[START Dataset extract]

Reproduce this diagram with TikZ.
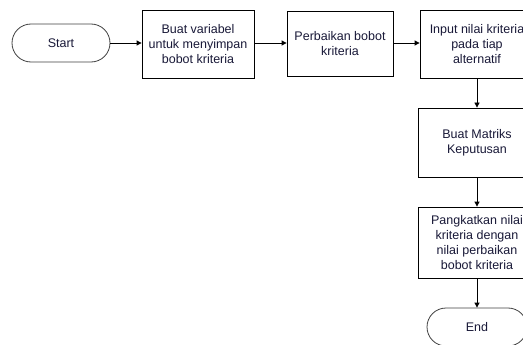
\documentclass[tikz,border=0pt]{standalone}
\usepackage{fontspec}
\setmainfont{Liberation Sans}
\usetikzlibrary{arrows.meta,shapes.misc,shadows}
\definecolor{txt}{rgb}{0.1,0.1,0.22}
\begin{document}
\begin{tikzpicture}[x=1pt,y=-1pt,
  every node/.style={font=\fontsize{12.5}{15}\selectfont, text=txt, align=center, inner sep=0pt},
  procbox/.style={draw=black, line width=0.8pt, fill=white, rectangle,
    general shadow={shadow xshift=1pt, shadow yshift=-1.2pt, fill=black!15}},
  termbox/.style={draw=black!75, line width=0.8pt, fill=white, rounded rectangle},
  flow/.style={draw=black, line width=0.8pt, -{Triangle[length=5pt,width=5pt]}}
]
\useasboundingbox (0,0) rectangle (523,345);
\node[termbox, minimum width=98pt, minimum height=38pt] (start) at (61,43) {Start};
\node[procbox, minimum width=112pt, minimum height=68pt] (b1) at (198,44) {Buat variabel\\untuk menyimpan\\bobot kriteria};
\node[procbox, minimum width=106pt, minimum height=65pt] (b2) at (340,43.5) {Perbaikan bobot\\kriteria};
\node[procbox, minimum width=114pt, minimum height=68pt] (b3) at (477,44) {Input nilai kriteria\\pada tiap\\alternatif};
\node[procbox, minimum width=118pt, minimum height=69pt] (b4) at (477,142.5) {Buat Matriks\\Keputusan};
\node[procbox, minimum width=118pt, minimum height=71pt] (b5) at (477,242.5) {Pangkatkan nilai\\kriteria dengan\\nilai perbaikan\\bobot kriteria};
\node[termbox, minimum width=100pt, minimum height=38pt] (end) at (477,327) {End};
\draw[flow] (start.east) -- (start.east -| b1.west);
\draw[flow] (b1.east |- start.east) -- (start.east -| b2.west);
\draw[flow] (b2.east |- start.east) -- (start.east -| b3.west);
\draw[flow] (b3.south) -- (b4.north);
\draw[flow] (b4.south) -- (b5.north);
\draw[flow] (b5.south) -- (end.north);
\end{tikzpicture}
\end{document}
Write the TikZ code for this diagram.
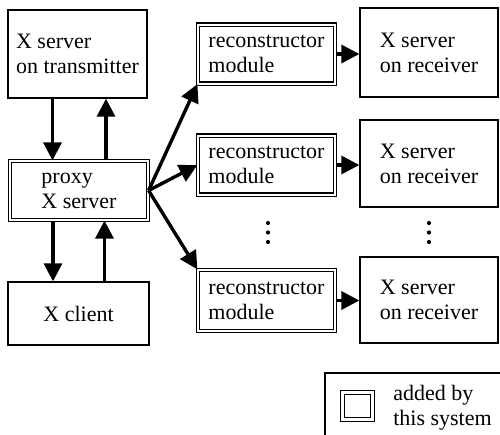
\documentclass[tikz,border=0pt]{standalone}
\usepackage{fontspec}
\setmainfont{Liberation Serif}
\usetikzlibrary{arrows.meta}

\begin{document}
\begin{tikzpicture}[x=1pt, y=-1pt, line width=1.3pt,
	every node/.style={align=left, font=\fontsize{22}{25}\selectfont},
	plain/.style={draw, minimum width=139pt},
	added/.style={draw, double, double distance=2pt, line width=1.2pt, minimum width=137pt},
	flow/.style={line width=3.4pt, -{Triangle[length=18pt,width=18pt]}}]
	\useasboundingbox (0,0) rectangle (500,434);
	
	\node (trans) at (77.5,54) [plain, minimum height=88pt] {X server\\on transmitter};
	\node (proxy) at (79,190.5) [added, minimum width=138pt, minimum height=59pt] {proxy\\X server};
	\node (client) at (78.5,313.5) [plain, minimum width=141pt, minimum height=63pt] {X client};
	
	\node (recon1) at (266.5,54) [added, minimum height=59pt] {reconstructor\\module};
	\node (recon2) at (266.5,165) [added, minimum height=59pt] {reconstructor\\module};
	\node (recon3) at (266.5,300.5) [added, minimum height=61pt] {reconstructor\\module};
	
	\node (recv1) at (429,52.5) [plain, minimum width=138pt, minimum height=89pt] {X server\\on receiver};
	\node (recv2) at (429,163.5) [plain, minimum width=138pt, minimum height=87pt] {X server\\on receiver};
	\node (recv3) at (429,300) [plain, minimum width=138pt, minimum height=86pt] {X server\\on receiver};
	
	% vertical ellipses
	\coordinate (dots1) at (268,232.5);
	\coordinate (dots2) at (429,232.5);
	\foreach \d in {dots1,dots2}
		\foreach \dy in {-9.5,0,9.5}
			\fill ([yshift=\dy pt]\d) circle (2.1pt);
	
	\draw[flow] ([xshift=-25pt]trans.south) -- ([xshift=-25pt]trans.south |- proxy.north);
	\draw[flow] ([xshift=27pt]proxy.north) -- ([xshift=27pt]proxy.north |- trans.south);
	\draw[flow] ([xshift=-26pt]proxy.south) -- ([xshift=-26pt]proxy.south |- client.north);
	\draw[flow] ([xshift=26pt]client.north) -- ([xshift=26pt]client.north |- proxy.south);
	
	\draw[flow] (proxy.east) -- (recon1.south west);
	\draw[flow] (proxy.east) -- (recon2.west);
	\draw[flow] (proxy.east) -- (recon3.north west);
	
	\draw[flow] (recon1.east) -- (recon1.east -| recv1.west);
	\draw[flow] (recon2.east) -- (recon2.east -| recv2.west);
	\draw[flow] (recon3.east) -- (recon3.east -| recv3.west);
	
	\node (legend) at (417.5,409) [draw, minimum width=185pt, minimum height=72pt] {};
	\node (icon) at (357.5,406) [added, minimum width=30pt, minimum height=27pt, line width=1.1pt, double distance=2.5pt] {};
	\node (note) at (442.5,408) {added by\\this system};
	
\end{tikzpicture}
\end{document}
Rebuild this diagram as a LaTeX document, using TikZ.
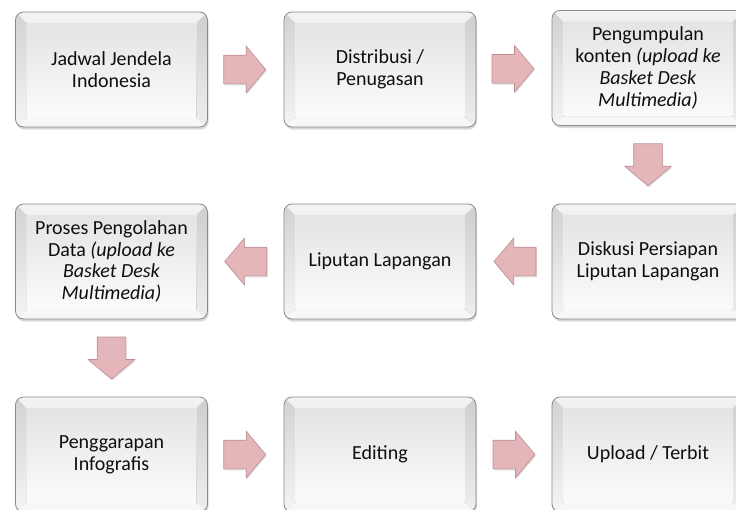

[END Dataset extract]

Job: Omit the pictures. Output every record above word for word.

Solution below:
Reproduce this diagram with TikZ.
\documentclass[tikz,border=0pt]{standalone}
\usepackage{fontspec}
\setmainfont{Liberation Sans}
\usetikzlibrary{arrows.meta,shapes.misc,shadows}
\definecolor{txt}{rgb}{0.1,0.1,0.22}
\begin{document}
\begin{tikzpicture}[x=1pt,y=-1pt,
  every node/.style={font=\fontsize{12.5}{15}\selectfont, text=txt, align=center, inner sep=0pt},
  procbox/.style={draw=black, line width=0.8pt, fill=white, rectangle,
    general shadow={shadow xshift=1pt, shadow yshift=-1.2pt, fill=black!15}},
  termbox/.style={draw=black!75, line width=0.8pt, fill=white, rounded rectangle},
  flow/.style={draw=black, line width=0.8pt, -{Triangle[length=5pt,width=5pt]}}
]
\useasboundingbox (0,0) rectangle (523,345);
\node[termbox, minimum width=98pt, minimum height=38pt] (start) at (61,43) {Start};
\node[procbox, minimum width=112pt, minimum height=68pt] (b1) at (198,44) {Buat variabel\\untuk menyimpan\\bobot kriteria};
\node[procbox, minimum width=106pt, minimum height=65pt] (b2) at (340,43.5) {Perbaikan bobot\\kriteria};
\node[procbox, minimum width=114pt, minimum height=68pt] (b3) at (477,44) {Input nilai kriteria\\pada tiap\\alternatif};
\node[procbox, minimum width=118pt, minimum height=69pt] (b4) at (477,142.5) {Buat Matriks\\Keputusan};
\node[procbox, minimum width=118pt, minimum height=71pt] (b5) at (477,242.5) {Pangkatkan nilai\\kriteria dengan\\nilai perbaikan\\bobot kriteria};
\node[termbox, minimum width=100pt, minimum height=38pt] (end) at (477,327) {End};
\draw[flow] (start.east) -- (start.east -| b1.west);
\draw[flow] (b1.east |- start.east) -- (start.east -| b2.west);
\draw[flow] (b2.east |- start.east) -- (start.east -| b3.west);
\draw[flow] (b3.south) -- (b4.north);
\draw[flow] (b4.south) -- (b5.north);
\draw[flow] (b5.south) -- (end.north);
\end{tikzpicture}
\end{document}
Write the TikZ code for this diagram.
\documentclass[tikz,border=0pt]{standalone}
\usepackage{fontspec}
\setmainfont{Liberation Serif}
\usetikzlibrary{arrows.meta}

\begin{document}
\begin{tikzpicture}[x=1pt, y=-1pt, line width=1.3pt,
	every node/.style={align=left, font=\fontsize{22}{25}\selectfont},
	plain/.style={draw, minimum width=139pt},
	added/.style={draw, double, double distance=2pt, line width=1.2pt, minimum width=137pt},
	flow/.style={line width=3.4pt, -{Triangle[length=18pt,width=18pt]}}]
	\useasboundingbox (0,0) rectangle (500,434);
	
	\node (trans) at (77.5,54) [plain, minimum height=88pt] {X server\\on transmitter};
	\node (proxy) at (79,190.5) [added, minimum width=138pt, minimum height=59pt] {proxy\\X server};
	\node (client) at (78.5,313.5) [plain, minimum width=141pt, minimum height=63pt] {X client};
	
	\node (recon1) at (266.5,54) [added, minimum height=59pt] {reconstructor\\module};
	\node (recon2) at (266.5,165) [added, minimum height=59pt] {reconstructor\\module};
	\node (recon3) at (266.5,300.5) [added, minimum height=61pt] {reconstructor\\module};
	
	\node (recv1) at (429,52.5) [plain, minimum width=138pt, minimum height=89pt] {X server\\on receiver};
	\node (recv2) at (429,163.5) [plain, minimum width=138pt, minimum height=87pt] {X server\\on receiver};
	\node (recv3) at (429,300) [plain, minimum width=138pt, minimum height=86pt] {X server\\on receiver};
	
	% vertical ellipses
	\coordinate (dots1) at (268,232.5);
	\coordinate (dots2) at (429,232.5);
	\foreach \d in {dots1,dots2}
		\foreach \dy in {-9.5,0,9.5}
			\fill ([yshift=\dy pt]\d) circle (2.1pt);
	
	\draw[flow] ([xshift=-25pt]trans.south) -- ([xshift=-25pt]trans.south |- proxy.north);
	\draw[flow] ([xshift=27pt]proxy.north) -- ([xshift=27pt]proxy.north |- trans.south);
	\draw[flow] ([xshift=-26pt]proxy.south) -- ([xshift=-26pt]proxy.south |- client.north);
	\draw[flow] ([xshift=26pt]client.north) -- ([xshift=26pt]client.north |- proxy.south);
	
	\draw[flow] (proxy.east) -- (recon1.south west);
	\draw[flow] (proxy.east) -- (recon2.west);
	\draw[flow] (proxy.east) -- (recon3.north west);
	
	\draw[flow] (recon1.east) -- (recon1.east -| recv1.west);
	\draw[flow] (recon2.east) -- (recon2.east -| recv2.west);
	\draw[flow] (recon3.east) -- (recon3.east -| recv3.west);
	
	\node (legend) at (417.5,409) [draw, minimum width=185pt, minimum height=72pt] {};
	\node (icon) at (357.5,406) [added, minimum width=30pt, minimum height=27pt, line width=1.1pt, double distance=2.5pt] {};
	\node (note) at (442.5,408) {added by\\this system};
	
\end{tikzpicture}
\end{document}
Rebuild this diagram as a LaTeX document, using TikZ.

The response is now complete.